The problem in cooling Fukushima Daiichi was officially rated an accident on the IAEA scale Saturday, with a rating of 4 on the International Nuclear Events Scale, an accident with local consequences. Events can be rated from 1, an anomaly, to 7, a major accident.

The explosion of a reactor at the Chernobyl nuclear plant in Ukraine in 1986 was a level 7 event; the partial meltdown of the core at Three Mile Island-2 was rated 5, IAEA said.

Japanese authorities were reportedly planning to distribute potassium iodide tablets to residents around the plant. In the event of a radiation release from an accident, potassium iodide can protect the thyroid gland from possible radiation damage by blocking the absorption of radioactive iodine.

The Fukushima Daiichi reactor is a boiling water reactor or BWR design that has a large number of ways to get cooling water into the core, Ken Bergeron, a physicist and former Sandia National Laboratory scientist, said on the NIRS call. The design counts on steam-driven components that do not require offsite power except for controls, he said.

"They have a lot of options and they're using them now," Bergeron said.

But the small metal containment vessel in which the reactor is located does not present as much protection in case the core of fuel rods should melt, Bergeron said. Unlike the containment at Three Mile Island-2, that of Fukushima Daiichi might not survive a core melt, he added.

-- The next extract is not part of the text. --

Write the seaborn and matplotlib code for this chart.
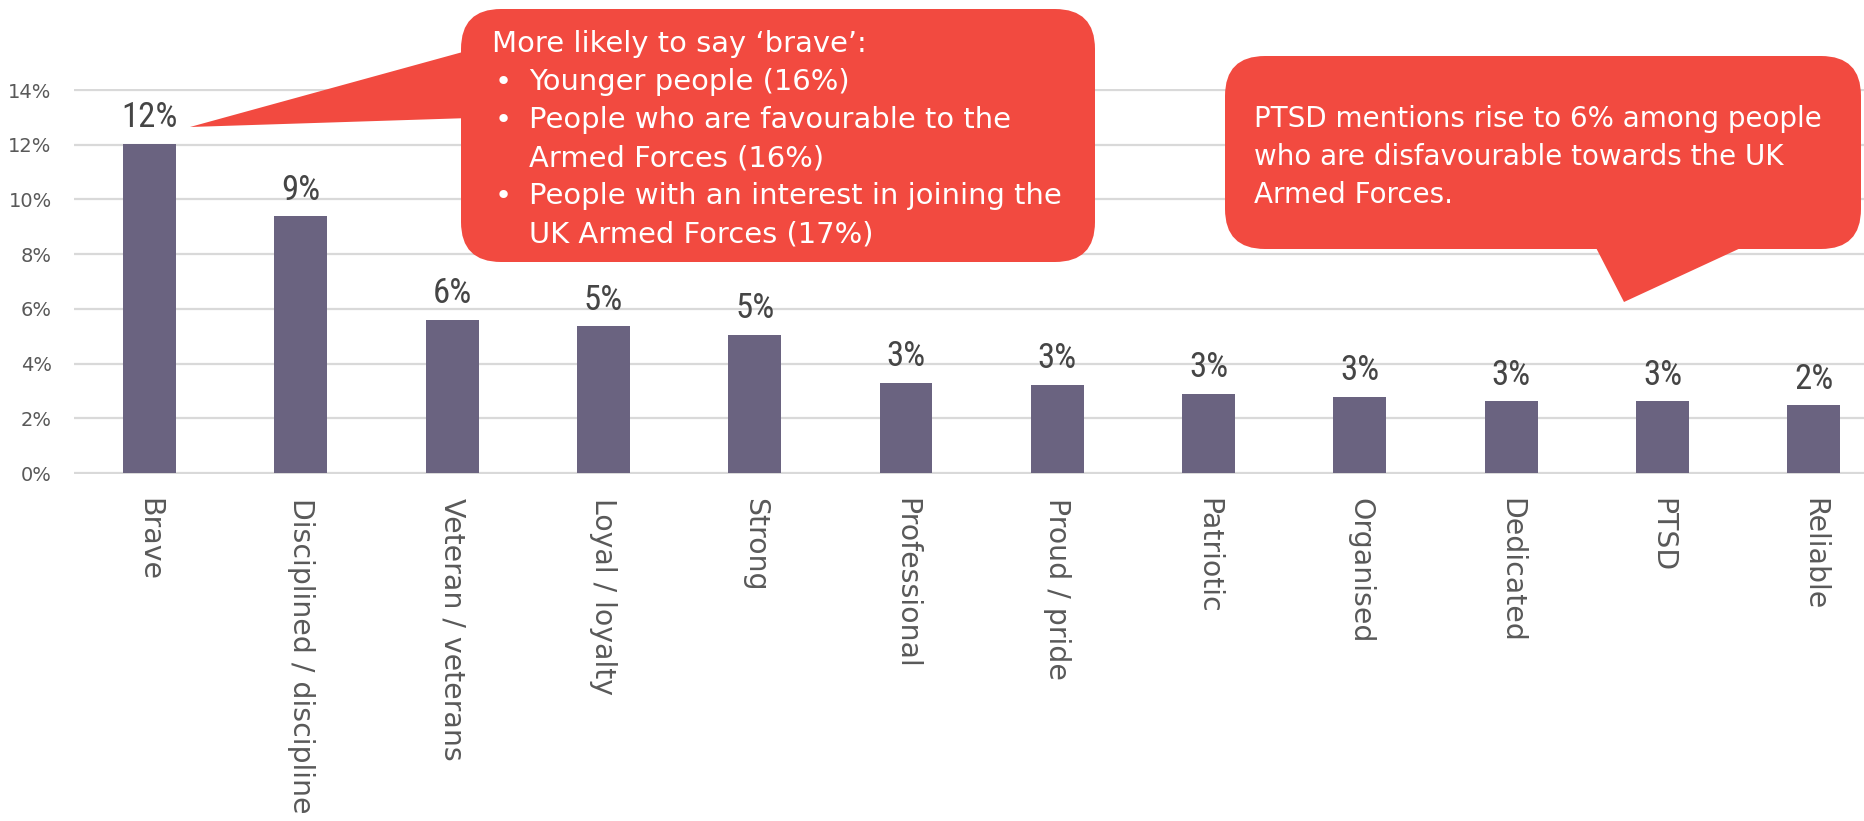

Nuclear reactors have various barriers -- including the containment building, reactor vessel and fuel cladding -- aimed at preventing the release of radioactivity in case of an accident or a terrorist attack.

The NRC is sending two BWR specialists to Japan as part of a delegation of US Agency for International Development workers. NRC has some of the top experts in BWRs and will assist Japan as much as possible, Chairman Gregory Jaczko said Saturday in the statement.